Cultura
Meio filosófico, meio engraçado
‘A Natureza do Amor’ parte de clichês para mostrar o desejo voraz, mas também o abismo entre classes sociais


O amor, segundo Platão, está ligado ao desejo. O desejo, por sua vez, vem da falta. O amor, portanto, estaria fadado à frustração. “Desejamos o que não possuímos”, explica, em uma aula para um grupo de terceira idade, Sophia, protagonista de A Natureza do Amor, em cartaz nos cinemas brasileiros desde a quinta-feira 25.
Os ensinamentos da professora Sophia são o grande achado narrativo do terceiro longa-metragem escrito e dirigido pela canadense Monia Chokri. As reflexões filosóficas, inseridas de forma hábil no roteiro, fazem com que o amor voraz da protagonista seja vivenciado, pelo espectador, tanto pelo que tem de profundo quanto pelo que tem de ridículo.
Sophia é uma mulher burguesa, casada com Xavier, intelectual sem habilidade para trocar sequer uma lâmpada, que, de repente, se apaixona por Sylvain, o faz-tudo bonitão que vai arrumar o chalé do casal. A partir desse mote banal, a cineasta reelabora os clichês do amor – tanto os temáticos quanto os estéticos.

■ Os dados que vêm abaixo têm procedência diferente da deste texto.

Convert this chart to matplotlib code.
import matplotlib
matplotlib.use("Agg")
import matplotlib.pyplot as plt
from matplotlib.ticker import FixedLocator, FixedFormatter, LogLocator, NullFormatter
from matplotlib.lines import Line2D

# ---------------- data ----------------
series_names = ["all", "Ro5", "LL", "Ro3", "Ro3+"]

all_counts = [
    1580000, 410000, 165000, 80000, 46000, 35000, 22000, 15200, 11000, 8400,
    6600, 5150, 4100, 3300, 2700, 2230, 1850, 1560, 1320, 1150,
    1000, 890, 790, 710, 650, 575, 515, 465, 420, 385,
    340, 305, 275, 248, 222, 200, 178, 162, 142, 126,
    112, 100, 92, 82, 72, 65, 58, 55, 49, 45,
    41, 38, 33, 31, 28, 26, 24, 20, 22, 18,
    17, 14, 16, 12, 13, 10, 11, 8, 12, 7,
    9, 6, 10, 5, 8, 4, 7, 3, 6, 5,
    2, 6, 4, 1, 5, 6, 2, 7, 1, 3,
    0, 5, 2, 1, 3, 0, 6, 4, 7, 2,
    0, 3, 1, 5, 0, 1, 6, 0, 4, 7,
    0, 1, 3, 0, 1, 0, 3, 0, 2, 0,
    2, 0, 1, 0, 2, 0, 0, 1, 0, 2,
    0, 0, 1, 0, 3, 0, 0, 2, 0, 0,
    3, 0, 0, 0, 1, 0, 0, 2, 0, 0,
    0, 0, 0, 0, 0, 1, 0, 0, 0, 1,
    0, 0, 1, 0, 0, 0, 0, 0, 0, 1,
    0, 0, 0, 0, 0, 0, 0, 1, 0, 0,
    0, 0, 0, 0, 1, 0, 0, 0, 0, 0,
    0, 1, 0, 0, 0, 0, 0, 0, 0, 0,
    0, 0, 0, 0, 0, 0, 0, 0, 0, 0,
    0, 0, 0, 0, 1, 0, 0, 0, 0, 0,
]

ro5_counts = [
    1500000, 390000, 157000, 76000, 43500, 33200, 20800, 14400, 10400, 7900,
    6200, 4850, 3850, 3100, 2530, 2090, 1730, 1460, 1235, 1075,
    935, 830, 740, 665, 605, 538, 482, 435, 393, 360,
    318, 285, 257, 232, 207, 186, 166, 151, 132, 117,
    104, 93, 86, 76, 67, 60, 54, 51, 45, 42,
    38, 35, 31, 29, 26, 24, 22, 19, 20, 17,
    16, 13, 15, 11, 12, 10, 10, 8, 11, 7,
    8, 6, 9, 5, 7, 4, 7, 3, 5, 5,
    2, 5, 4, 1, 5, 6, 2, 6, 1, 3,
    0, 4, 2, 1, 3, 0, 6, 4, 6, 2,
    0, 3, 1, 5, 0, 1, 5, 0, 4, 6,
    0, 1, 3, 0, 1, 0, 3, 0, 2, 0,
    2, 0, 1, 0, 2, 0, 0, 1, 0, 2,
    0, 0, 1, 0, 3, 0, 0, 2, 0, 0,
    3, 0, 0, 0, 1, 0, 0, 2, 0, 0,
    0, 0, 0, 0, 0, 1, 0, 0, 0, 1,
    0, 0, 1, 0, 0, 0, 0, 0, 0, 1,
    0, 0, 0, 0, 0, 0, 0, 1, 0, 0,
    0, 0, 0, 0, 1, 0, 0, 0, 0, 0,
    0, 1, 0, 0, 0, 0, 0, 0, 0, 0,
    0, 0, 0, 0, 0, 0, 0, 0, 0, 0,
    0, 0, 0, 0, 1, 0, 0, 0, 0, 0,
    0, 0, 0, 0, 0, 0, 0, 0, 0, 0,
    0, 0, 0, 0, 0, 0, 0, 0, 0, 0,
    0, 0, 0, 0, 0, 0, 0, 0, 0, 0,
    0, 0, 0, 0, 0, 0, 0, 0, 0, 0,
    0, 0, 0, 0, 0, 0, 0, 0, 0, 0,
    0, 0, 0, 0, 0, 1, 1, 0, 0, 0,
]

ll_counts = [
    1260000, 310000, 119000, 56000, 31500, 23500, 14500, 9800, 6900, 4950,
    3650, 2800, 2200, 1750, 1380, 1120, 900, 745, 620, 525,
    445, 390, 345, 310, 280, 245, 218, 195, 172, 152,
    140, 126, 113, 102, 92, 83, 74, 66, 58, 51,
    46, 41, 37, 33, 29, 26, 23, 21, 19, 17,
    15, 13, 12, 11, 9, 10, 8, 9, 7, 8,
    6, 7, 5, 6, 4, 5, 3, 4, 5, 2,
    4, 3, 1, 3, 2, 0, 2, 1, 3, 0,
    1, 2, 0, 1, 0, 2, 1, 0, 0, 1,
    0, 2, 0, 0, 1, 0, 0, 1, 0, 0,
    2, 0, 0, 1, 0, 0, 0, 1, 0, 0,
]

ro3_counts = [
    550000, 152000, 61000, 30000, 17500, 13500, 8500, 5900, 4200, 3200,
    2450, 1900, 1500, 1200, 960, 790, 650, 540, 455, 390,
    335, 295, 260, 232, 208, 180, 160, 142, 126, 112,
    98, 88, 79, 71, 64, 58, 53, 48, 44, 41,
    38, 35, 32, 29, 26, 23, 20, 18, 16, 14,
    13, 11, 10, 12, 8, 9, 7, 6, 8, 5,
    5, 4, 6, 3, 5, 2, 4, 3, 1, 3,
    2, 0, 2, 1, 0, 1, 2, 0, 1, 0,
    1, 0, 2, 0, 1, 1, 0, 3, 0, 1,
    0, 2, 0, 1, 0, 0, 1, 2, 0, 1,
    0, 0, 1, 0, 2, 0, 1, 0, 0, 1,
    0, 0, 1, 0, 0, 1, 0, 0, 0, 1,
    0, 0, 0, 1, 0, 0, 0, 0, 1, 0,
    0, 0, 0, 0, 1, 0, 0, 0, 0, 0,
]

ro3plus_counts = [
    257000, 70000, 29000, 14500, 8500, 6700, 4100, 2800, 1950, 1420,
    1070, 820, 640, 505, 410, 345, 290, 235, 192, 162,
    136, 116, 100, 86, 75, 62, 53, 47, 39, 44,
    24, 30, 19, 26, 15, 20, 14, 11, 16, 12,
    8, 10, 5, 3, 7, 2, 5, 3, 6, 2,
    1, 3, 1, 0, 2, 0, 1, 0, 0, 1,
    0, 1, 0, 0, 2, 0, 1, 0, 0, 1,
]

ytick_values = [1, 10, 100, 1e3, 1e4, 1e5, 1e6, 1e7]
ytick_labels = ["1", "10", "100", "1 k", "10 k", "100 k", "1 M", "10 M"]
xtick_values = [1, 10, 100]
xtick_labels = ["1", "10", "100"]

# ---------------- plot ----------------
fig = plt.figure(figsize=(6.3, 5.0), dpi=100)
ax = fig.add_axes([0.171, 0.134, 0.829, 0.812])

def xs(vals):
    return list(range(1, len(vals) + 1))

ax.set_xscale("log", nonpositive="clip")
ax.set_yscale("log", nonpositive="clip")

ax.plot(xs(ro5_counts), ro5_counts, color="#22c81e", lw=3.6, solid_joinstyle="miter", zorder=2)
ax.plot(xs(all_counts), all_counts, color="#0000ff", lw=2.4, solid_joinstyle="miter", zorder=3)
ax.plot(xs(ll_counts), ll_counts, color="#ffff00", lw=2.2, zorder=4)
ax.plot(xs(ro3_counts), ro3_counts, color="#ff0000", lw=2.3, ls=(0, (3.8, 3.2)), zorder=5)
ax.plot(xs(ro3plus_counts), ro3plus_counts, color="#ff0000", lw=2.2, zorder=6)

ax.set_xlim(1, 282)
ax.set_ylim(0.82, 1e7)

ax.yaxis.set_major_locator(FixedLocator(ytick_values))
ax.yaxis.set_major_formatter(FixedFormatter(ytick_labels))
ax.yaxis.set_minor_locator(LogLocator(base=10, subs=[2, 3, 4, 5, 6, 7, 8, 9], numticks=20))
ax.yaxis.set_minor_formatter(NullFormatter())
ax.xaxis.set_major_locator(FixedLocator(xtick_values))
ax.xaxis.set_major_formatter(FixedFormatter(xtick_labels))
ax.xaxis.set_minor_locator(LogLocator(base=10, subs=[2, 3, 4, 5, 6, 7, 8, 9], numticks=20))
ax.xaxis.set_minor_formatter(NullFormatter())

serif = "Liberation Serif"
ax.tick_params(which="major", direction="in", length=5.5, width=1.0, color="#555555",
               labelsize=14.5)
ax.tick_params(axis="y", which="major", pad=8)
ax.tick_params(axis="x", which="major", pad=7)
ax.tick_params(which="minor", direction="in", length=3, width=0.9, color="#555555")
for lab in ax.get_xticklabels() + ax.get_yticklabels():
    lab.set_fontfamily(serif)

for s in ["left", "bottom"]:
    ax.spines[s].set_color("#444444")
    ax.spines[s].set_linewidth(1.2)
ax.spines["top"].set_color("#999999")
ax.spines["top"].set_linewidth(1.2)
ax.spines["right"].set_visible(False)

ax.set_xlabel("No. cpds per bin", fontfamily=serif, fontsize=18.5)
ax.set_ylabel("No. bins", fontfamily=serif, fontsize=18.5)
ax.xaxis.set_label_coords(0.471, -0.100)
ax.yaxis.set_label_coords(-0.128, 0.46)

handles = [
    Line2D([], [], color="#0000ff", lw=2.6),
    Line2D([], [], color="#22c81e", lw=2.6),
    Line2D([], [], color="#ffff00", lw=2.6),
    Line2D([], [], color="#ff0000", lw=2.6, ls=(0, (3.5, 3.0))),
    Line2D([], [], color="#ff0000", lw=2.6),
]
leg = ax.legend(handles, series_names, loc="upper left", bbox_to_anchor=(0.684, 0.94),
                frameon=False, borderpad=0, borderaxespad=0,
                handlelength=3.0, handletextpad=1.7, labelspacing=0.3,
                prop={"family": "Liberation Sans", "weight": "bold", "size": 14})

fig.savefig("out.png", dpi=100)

O filme divide-se, especialmente, entre cenas de sexo intenso e longas conversas à mesa, e balança como um pêndulo entre duas visões do amor: a do filósofo Vladimir Jankélévitch, para quem o amor é irracional e nos pega como uma doença, e a da teórica feminista bell hooks, para quem o amor é um ato – “Escolhemos amar” – e não um sentimento.
Às reflexões teóricas e a acontecimentos típicos de comédias românticas, Monia adiciona outro elemento fundamental: a questão de classe. Embora Pierre Bourdieu não seja citado no curso de Sophia, a teoria presente em A Distinção se encaixaria como uma luva na trama.
No início da relação entre os amantes, é o corpo que sente e age. Mas, conforme a vida fora das quatro paredes se desenrola, as diferenças sociais começam a perder a tintura romântica e passam a responder, inclusive, pelas cenas mais engraçadas e desconcertantes.
Sophia está rodeada de amigos e familiares que fazem terapia, tomam vinho, avaliam Magritte e Damien Hirst e discutem os detalhes da orquestração da música de uma cantora árabe. Ela se incomoda com o vocabulário de Sylvain, um homem que nunca viu o mar, mas o acha lindo e dotado de “bom coração” – a sagacidade do título original, Simple Comme Sylvain (Simples Como Sylvain), se perde em português.
A produção esteve na mostra Um Certo Olhar, de Cannes, e, no César – o Oscar do cinema francês –, desbancou Oppenheimer, de Christopher Nolan, e Dias Perfeitos, de Win Wenders, na categoria Filme Internacional. Aparentemente simples como Sylvain, A Natureza do Amor é também sedutor como Sylvain. •
Publicado na edição n° 1309 de CartaCapital, em 08 de maio de 2024.